- Given problem:
Can you output the material exactly as written, minus any pictures it holds?

━━ Supplied data ━━

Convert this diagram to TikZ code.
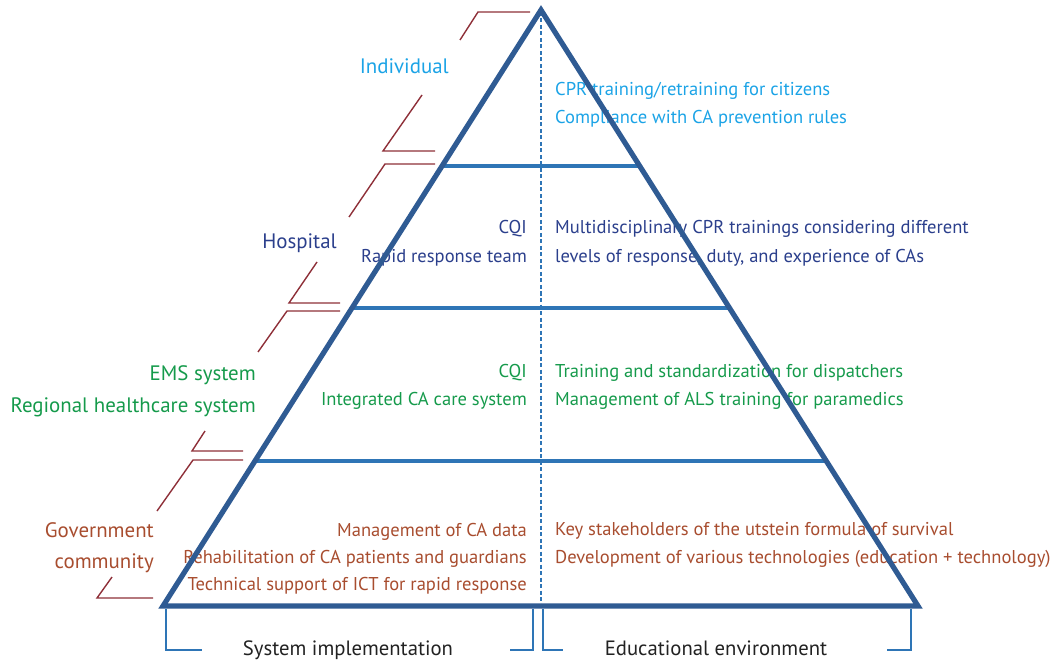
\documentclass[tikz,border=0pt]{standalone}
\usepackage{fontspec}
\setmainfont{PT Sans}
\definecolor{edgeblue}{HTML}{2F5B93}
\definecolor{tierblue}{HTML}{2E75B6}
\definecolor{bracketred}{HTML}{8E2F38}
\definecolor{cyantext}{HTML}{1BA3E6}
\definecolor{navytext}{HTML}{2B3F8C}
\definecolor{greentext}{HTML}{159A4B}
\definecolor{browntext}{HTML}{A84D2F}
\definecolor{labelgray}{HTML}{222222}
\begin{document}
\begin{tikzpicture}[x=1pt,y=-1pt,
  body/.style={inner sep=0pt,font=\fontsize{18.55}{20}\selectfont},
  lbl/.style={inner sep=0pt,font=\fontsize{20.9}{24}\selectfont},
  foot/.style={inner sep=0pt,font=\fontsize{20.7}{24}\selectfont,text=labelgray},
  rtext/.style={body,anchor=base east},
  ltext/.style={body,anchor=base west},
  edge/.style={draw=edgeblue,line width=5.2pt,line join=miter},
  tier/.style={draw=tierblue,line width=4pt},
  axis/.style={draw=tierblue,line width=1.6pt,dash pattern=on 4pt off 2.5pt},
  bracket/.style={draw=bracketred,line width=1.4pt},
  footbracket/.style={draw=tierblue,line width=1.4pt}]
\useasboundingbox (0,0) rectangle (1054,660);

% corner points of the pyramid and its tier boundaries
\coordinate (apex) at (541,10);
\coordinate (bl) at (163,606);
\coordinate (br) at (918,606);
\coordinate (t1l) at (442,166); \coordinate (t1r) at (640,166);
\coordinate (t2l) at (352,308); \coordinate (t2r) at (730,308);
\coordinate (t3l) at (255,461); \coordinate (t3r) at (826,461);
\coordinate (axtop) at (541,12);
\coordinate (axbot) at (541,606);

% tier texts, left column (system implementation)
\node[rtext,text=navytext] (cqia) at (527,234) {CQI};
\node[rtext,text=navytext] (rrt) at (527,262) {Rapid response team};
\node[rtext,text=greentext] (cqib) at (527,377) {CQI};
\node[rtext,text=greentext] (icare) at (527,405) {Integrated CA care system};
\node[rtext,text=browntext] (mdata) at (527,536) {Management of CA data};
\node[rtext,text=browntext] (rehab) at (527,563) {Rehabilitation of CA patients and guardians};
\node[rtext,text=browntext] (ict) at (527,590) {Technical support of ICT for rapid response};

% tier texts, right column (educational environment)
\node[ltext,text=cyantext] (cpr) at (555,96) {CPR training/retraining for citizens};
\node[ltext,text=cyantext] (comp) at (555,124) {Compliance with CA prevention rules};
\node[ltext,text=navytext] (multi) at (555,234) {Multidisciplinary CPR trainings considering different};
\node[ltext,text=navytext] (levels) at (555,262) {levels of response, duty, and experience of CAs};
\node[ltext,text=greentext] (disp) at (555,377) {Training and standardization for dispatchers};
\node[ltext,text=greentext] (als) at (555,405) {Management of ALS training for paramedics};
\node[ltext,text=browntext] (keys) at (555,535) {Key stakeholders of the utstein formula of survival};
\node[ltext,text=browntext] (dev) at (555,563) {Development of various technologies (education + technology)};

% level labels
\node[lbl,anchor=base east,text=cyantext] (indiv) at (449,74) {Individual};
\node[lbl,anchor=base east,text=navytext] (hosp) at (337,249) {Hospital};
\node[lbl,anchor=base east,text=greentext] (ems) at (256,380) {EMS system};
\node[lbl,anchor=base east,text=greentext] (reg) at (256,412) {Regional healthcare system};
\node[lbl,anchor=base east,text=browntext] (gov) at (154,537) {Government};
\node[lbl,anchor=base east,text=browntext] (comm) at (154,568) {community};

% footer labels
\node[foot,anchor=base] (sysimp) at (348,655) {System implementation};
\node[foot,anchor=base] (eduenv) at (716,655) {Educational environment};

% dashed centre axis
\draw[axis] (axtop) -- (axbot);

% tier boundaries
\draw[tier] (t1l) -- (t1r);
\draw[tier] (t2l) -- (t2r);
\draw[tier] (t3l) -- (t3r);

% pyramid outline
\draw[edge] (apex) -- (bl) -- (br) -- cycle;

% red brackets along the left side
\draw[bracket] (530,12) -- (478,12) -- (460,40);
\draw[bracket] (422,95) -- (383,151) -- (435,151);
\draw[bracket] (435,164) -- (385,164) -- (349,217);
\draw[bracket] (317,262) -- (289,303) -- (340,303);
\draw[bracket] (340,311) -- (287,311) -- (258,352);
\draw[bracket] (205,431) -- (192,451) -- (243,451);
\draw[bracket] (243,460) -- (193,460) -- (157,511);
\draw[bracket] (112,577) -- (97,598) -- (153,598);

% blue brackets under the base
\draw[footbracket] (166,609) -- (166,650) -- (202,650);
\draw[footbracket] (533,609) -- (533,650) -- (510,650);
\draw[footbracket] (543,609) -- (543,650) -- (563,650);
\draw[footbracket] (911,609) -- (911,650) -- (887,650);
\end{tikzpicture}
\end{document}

━━━

- Task output:
Convert this diagram to TikZ code.
\documentclass[tikz,border=0pt]{standalone}
\usepackage{fontspec}
\setmainfont{PT Sans}
\definecolor{edgeblue}{HTML}{2F5B93}
\definecolor{tierblue}{HTML}{2E75B6}
\definecolor{bracketred}{HTML}{8E2F38}
\definecolor{cyantext}{HTML}{1BA3E6}
\definecolor{navytext}{HTML}{2B3F8C}
\definecolor{greentext}{HTML}{159A4B}
\definecolor{browntext}{HTML}{A84D2F}
\definecolor{labelgray}{HTML}{222222}
\begin{document}
\begin{tikzpicture}[x=1pt,y=-1pt,
  body/.style={inner sep=0pt,font=\fontsize{18.55}{20}\selectfont},
  lbl/.style={inner sep=0pt,font=\fontsize{20.9}{24}\selectfont},
  foot/.style={inner sep=0pt,font=\fontsize{20.7}{24}\selectfont,text=labelgray},
  rtext/.style={body,anchor=base east},
  ltext/.style={body,anchor=base west},
  edge/.style={draw=edgeblue,line width=5.2pt,line join=miter},
  tier/.style={draw=tierblue,line width=4pt},
  axis/.style={draw=tierblue,line width=1.6pt,dash pattern=on 4pt off 2.5pt},
  bracket/.style={draw=bracketred,line width=1.4pt},
  footbracket/.style={draw=tierblue,line width=1.4pt}]
\useasboundingbox (0,0) rectangle (1054,660);

% corner points of the pyramid and its tier boundaries
\coordinate (apex) at (541,10);
\coordinate (bl) at (163,606);
\coordinate (br) at (918,606);
\coordinate (t1l) at (442,166); \coordinate (t1r) at (640,166);
\coordinate (t2l) at (352,308); \coordinate (t2r) at (730,308);
\coordinate (t3l) at (255,461); \coordinate (t3r) at (826,461);
\coordinate (axtop) at (541,12);
\coordinate (axbot) at (541,606);

% tier texts, left column (system implementation)
\node[rtext,text=navytext] (cqia) at (527,234) {CQI};
\node[rtext,text=navytext] (rrt) at (527,262) {Rapid response team};
\node[rtext,text=greentext] (cqib) at (527,377) {CQI};
\node[rtext,text=greentext] (icare) at (527,405) {Integrated CA care system};
\node[rtext,text=browntext] (mdata) at (527,536) {Management of CA data};
\node[rtext,text=browntext] (rehab) at (527,563) {Rehabilitation of CA patients and guardians};
\node[rtext,text=browntext] (ict) at (527,590) {Technical support of ICT for rapid response};

% tier texts, right column (educational environment)
\node[ltext,text=cyantext] (cpr) at (555,96) {CPR training/retraining for citizens};
\node[ltext,text=cyantext] (comp) at (555,124) {Compliance with CA prevention rules};
\node[ltext,text=navytext] (multi) at (555,234) {Multidisciplinary CPR trainings considering different};
\node[ltext,text=navytext] (levels) at (555,262) {levels of response, duty, and experience of CAs};
\node[ltext,text=greentext] (disp) at (555,377) {Training and standardization for dispatchers};
\node[ltext,text=greentext] (als) at (555,405) {Management of ALS training for paramedics};
\node[ltext,text=browntext] (keys) at (555,535) {Key stakeholders of the utstein formula of survival};
\node[ltext,text=browntext] (dev) at (555,563) {Development of various technologies (education + technology)};

% level labels
\node[lbl,anchor=base east,text=cyantext] (indiv) at (449,74) {Individual};
\node[lbl,anchor=base east,text=navytext] (hosp) at (337,249) {Hospital};
\node[lbl,anchor=base east,text=greentext] (ems) at (256,380) {EMS system};
\node[lbl,anchor=base east,text=greentext] (reg) at (256,412) {Regional healthcare system};
\node[lbl,anchor=base east,text=browntext] (gov) at (154,537) {Government};
\node[lbl,anchor=base east,text=browntext] (comm) at (154,568) {community};

% footer labels
\node[foot,anchor=base] (sysimp) at (348,655) {System implementation};
\node[foot,anchor=base] (eduenv) at (716,655) {Educational environment};

% dashed centre axis
\draw[axis] (axtop) -- (axbot);

% tier boundaries
\draw[tier] (t1l) -- (t1r);
\draw[tier] (t2l) -- (t2r);
\draw[tier] (t3l) -- (t3r);

% pyramid outline
\draw[edge] (apex) -- (bl) -- (br) -- cycle;

% red brackets along the left side
\draw[bracket] (530,12) -- (478,12) -- (460,40);
\draw[bracket] (422,95) -- (383,151) -- (435,151);
\draw[bracket] (435,164) -- (385,164) -- (349,217);
\draw[bracket] (317,262) -- (289,303) -- (340,303);
\draw[bracket] (340,311) -- (287,311) -- (258,352);
\draw[bracket] (205,431) -- (192,451) -- (243,451);
\draw[bracket] (243,460) -- (193,460) -- (157,511);
\draw[bracket] (112,577) -- (97,598) -- (153,598);

% blue brackets under the base
\draw[footbracket] (166,609) -- (166,650) -- (202,650);
\draw[footbracket] (533,609) -- (533,650) -- (510,650);
\draw[footbracket] (543,609) -- (543,650) -- (563,650);
\draw[footbracket] (911,609) -- (911,650) -- (887,650);
\end{tikzpicture}
\end{document}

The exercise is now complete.